Not surprisingly, per capita metal consumption is closely correlated with per capita gross domestic product (GDP). According to the U.S. Geological Survey, countries with per capita GDPs of under $5,000 consume less than 5 kilograms of aluminum per person, whereas those with GDPs exceeding $25,000 consume 15 to 35 kilograms per person. Wealthier countries also have greater levels of stocks in use----in buildings, vehicles, and myriad other economic outputs----than developing countries, often by a factor of 3 to 10, writes Gardner.
"Metals, of course, are a non-renewable resource," notes Worldwatch President Robert Engelman. "A rise in production that matches economic growth is a key indicator of the global economy's unsustainability. Ultimately, recovery and recycling will have to dominate metals supply, because mining and production cannot do so indefinitely."

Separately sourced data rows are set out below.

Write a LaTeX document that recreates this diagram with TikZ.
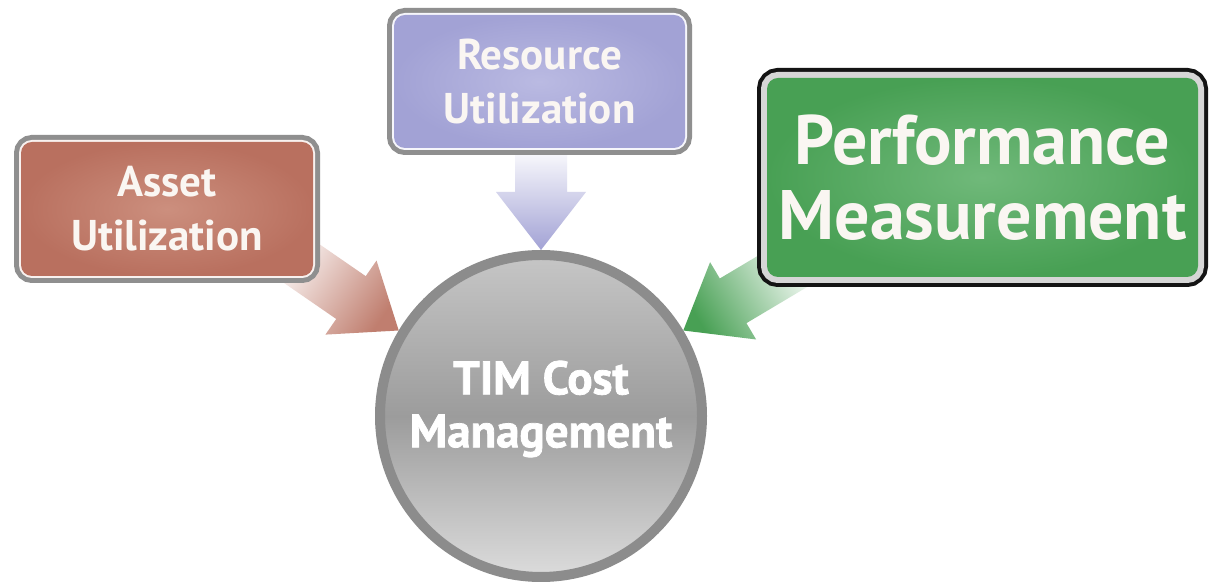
\documentclass[tikz,border=0pt]{standalone}
\usepackage{fontspec}
\setmainfont{PT Sans}
\newfontfamily\heavyfont[BoldFeatures={FakeBold=1.6}]{PT Sans}
\usetikzlibrary{calc,backgrounds}

\definecolor{assetfill}{HTML}{B9705F}
\definecolor{assetlight}{HTML}{CC8F7E}
\definecolor{resfill}{HTML}{A2A2D5}
\definecolor{reslight}{HTML}{BABAE2}
\definecolor{perffill}{HTML}{48A054}
\definecolor{perflight}{HTML}{70B97A}
\definecolor{rimgray}{HTML}{8F8F8F}
\definecolor{hubring}{HTML}{8C8C8C}
\definecolor{hubtop}{HTML}{C6C6C6}
\definecolor{hubmid}{HTML}{9C9C9C}
\definecolor{hubbottom}{HTML}{DCDCDC}
\definecolor{labelwhite}{HTML}{FAF6F2}

\tikzset{
  panel/.style n args={4}{rounded corners=11pt, inner sep=0pt, align=center, text=labelwhite,
    preaction={draw=#1, line width=#3}, preaction={draw=#2, line width=#4}},
  hub/.style={circle, minimum size=322pt, inner sep=0pt, draw=hubring, line width=10pt,
    top color=hubtop, bottom color=hubbottom, middle color=hubmid},
  hubtext/.style={text=white, align=center, inner sep=0pt, yshift=7pt,
    font=\heavyfont\bfseries\fontsize{47}{53}\selectfont},
}

% block arrow: tail, tip, colour, shading angle
\newcommand{\blockarrow}[4]{%
  \coordinate (#1 head) at ($(#2)!58pt!(#1)$);
  \path[top color=white, bottom color=#3, shading angle=#4]
    ($(#1)!26pt!-90:(#2)$) -- ($(#1 head)!26pt!90:(#1)$)
    -- ($(#1 head)!45pt!90:(#1)$) -- (#2)
    -- ($(#1 head)!45pt!-90:(#1)$) -- ($(#1 head)!26pt!-90:(#1)$)
    -- ($(#1)!26pt!90:(#2)$) -- cycle;}

\begin{document}
\begin{tikzpicture}[x=1pt,y=1pt]
  \useasboundingbox (0,0) rectangle (1210,585);

  \node[hub, label={[hubtext]center:{TIM Cost\\Management}}] (hub) at (541,169) {};

  \node[panel={rimgray}{white!90!assetfill}{14pt}{4pt}, minimum width=292pt, minimum height=134pt,
    inner color=assetlight, outer color=assetfill, font=\bfseries\fontsize{43}{54}\selectfont]
    (asset) at (167,376) {Asset\\Utilization};
  \node[panel={rimgray}{white!90!resfill}{14pt}{4pt}, minimum width=291pt, minimum height=133pt,
    inner color=reslight, outer color=resfill, font=\bfseries\fontsize{43}{54}\selectfont]
    (resource) at (539.5,503.5) {Resource\\Utilization};
  \node[panel={black!92}{black!16}{20pt}{12pt}, minimum width=431pt, minimum height=199pt,
    inner color=perflight, outer color=perffill, font=\bfseries\fontsize{70}{75}\selectfont]
    (performance) at (982.5,407.5) {Performance\\Measurement};

  \begin{scope}[on background layer]
    \fill[white] (0,0) rectangle (1210,585);
    \coordinate (asset end) at (282,335);
    \coordinate (resource end) at (541,440);
    \coordinate (performance end) at (805,327);
    \blockarrow{asset end}{hub.149}{assetfill!90!white}{55}
    \blockarrow{resource end}{hub.90}{resfill}{0}
    \blockarrow{performance end}{hub.31}{perffill}{301}
  \end{scope}
\end{tikzpicture}
\end{document}
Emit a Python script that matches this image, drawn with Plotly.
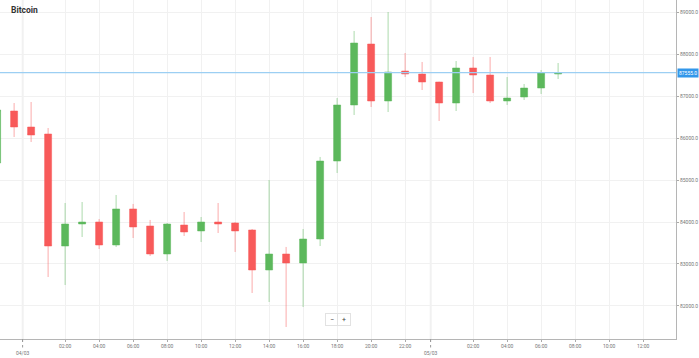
import plotly.graph_objects as go
from datetime import datetime, timedelta

# Hourly candles, hours relative to 04/03 00:00
hours = list(range(-2, 32))
opens = [85405, 86643, 86262, 86095, 83428, 83952, 84000, 83452, 84310, 83905,
         83238, 83928, 83786, 84000, 83976, 83810, 82857, 83238, 83024, 83595,
         85452, 86786, 88238, 86881, 87595, 87524, 87333, 86833, 87667, 87500,
         86881, 86976, 87190, 87524]
highs = [86810, 86833, 86857, 86238, 84452, 84476, 84071, 84643, 84429, 84048,
         83976, 84238, 84119, 84452, 84000, 83833, 85000, 83405, 83833, 85548,
         86952, 88548, 88881, 89000, 88024, 87810, 87340, 87833, 87929, 87929,
         87452, 87286, 87619, 87786]
lows = [85286, 86024, 85905, 82690, 82500, 83643, 83357, 83405, 83619, 83190,
        83071, 83667, 83524, 83738, 83286, 82310, 82095, 81500, 81976, 83428,
        85167, 86548, 86738, 86619, 87452, 87143, 86405, 86643, 87071, 86833,
        86786, 86905, 87048, 87405]
closes = [86667, 86262, 86071, 83428, 83952, 84000, 83452, 84310, 83881, 83238,
          83952, 83762, 84000, 83952, 83786, 82857, 83238, 83024, 83595, 85452,
          86786, 88262, 86881, 87571, 87524, 87333, 86833, 87667, 87500, 86881,
          86952, 87190, 87548, 87555]

y_ticks = [82000, 83000, 84000, 85000, 86000, 87000, 88000, 89000]
y_tick_labels = ["82000.0", "83000.0", "84000.0", "85000.0", "86000.0", "87000.0", "88000.0", "89000.0"]
hour_ticks = [2, 4, 6, 8, 10, 12, 14, 16, 18, 20, 22, 26, 28, 30, 32, 34, 36]
hour_labels = ["02:00", "04:00", "06:00", "08:00", "10:00", "12:00", "14:00", "16:00", "18:00",
               "20:00", "22:00", "02:00", "04:00", "06:00", "08:00", "10:00", "12:00"]
date_ticks = [-0.5, 23.5]
date_labels = ["04/03", "05/03"]
last_price = closes[-1]

base = datetime(2025, 3, 4, 0, 0)
def t(h):
    return base + timedelta(hours=h)

GREEN = "#5cb85c"
RED = "#f85a5a"

fig = go.Figure()
fig.add_trace(go.Candlestick(
    x=[t(h) for h in hours], open=opens, high=highs, low=lows, close=closes,
    increasing=dict(fillcolor=GREEN, line=dict(color="rgba(92,184,92,0.5)", width=1)),
    decreasing=dict(fillcolor=RED, line=dict(color="rgba(248,90,90,0.5)", width=1)),
    whiskerwidth=0, showlegend=False,
))

tickvals = [t(h) for h in hour_ticks] + [t(h) for h in date_ticks]
ticktext = hour_labels + ["<br>" + d for d in date_labels]

shapes = []
for h in date_ticks:
    shapes.append(dict(type="line", xref="x", yref="paper", x0=t(h), x1=t(h), y0=0, y1=1,
                       line=dict(color="#e4e4e4", width=1.5), layer="below"))
    shapes.append(dict(type="line", xref="x", yref="paper", x0=t(h), x1=t(h), y0=0, y1=-0.025,
                       line=dict(color="#999", width=1, dash="dot")))
shapes.append(dict(type="line", xref="paper", yref="y", x0=0, x1=1, y0=last_price, y1=last_price,
                   line=dict(color="#9ccff3", width=1.2)))

annotations = [
    dict(text="<b>Bitcoin</b>", xref="paper", yref="paper", x=9/676, y=1 - 10/339,
         xanchor="left", yanchor="middle", showarrow=False,
         font=dict(family="Roboto", size=8.5, color="#333")),
    dict(text=f"{last_price:.1f}", xref="paper", yref="y", x=1, y=last_price, xshift=1,
         xanchor="left", yanchor="middle", showarrow=False, bgcolor="#3397ea",
         borderpad=1, font=dict(family="Roboto", size=5, color="white")),
    dict(text="−", xref="paper", yref="paper", x=332/676, y=1 - 319/339, showarrow=False,
         xanchor="center", yanchor="middle", width=10, height=9, bgcolor="white",
         bordercolor="#e2e2e2", borderwidth=1, font=dict(family="Roboto", size=7, color="#444")),
    dict(text="+", xref="paper", yref="paper", x=344/676, y=1 - 319/339, showarrow=False,
         xanchor="center", yanchor="middle", width=10, height=9, bgcolor="white",
         bordercolor="#e2e2e2", borderwidth=1, font=dict(family="Roboto", size=7, color="#444")),
]

fig.update_layout(
    width=699, height=358,
    margin=dict(l=0, r=23, t=0, b=19),
    paper_bgcolor="white", plot_bgcolor="white",
    boxgap=0.41,
    shapes=shapes, annotations=annotations,
    xaxis=dict(
        type="date", range=[t(-1.83), t(37.935)], rangeslider=dict(visible=False),
        tickvals=tickvals, ticktext=ticktext, ticks="outside", ticklen=2, tickcolor="#aaa",
        showgrid=True, gridcolor="#f1f1f1", gridwidth=1,
        showline=True, linecolor="#b5b5b5", linewidth=1,
        tickfont=dict(family="Roboto", size=5, color="#777"), zeroline=False,
        automargin=False,
    ),
    yaxis=dict(
        side="right", range=[81214, 89286], tickvals=y_ticks, ticktext=y_tick_labels,
        ticks="outside", ticklen=2, tickcolor="#aaa",
        showgrid=True, gridcolor="#f1f1f1", gridwidth=1,
        showline=True, linecolor="#b5b5b5", linewidth=1, mirror=False,
        tickfont=dict(family="Roboto", size=5, color="#777"), zeroline=False,
        automargin=False,
    ),
)

fig.write_html(
    "out.html",
    config={"displayModeBar": False},
    post_script="document.body.style.margin='0';document.body.style.padding='0';document.body.style.overflow='hidden';",
)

Given the combination of longstanding metals demand in industrialized countries and surging demand in developing countries, conservation policies will be needed as some metals approach the limits of available supply. Researchers conclude that a potential future global population of 10 billion people could consume 1.7 trillion kilograms of copper total, greater than the estimated global in-ground stocks of 1.6 trillion kilograms.
Progress on metals conservation is slow, however. According to the United Nations Environment Programme's International Resource Panel, the share of discarded metal that is recycled----known as the "end-of-life recycling rate"----is above 50 percent for only 18 of 60 metals surveyed. "Higher recycling rates tend to be associated with materials that are used in large amounts in easily recoverable applications, such as car manufacturing," says Gardner. "Metals with lower rates of recovery are often used in small quantities in complex products, such as electronics."
Many of the metals produced and consumed worldwide end up in landfills, making recovery difficult. Stocks of aluminum in U.S. landfills are equivalent to 43 percent of the aluminum in use in the U.S. economy. And landfill stocks of steel amount to about 20 percent of all steel in use in the United States. "Recovery of these landfill-based resources is not yet economically feasible, but it might be one day," says Gardner.
The pattern of metal use varies between developing and industrialized countries. Developing countries generate less aluminum scrap from recycling in the early decades of development than in the mature stages of their economic growth.
Future policy decisions will need to support the creation of a circular economy that reuses and recycles materials and that remanufactures products to the extent possible. Germany, Japan, and China are countries already making a circular economy a priority.
Further highlights from the report:
Global extraction growth rates for copper, zinc, nickel, tin, and platinum averaged 3.4 percent annually over the past few decades, which implies a doubling of extracted material volumes every 20 years.
By one estimate, 97.5 percent of all copper produced worldwide in the last 1,000 years has been produced since 1900.
China ranks in the top five producers globally for 8 of the 10 most common metals.
The U.S. Geological Survey estimates that U.S. landfills hold enough steel to build 11,000 Golden Gate Bridges.
Most of the projected 2.7-fold increase in world aluminum consumption between 2006 and 2025 is expected to come from developing countries.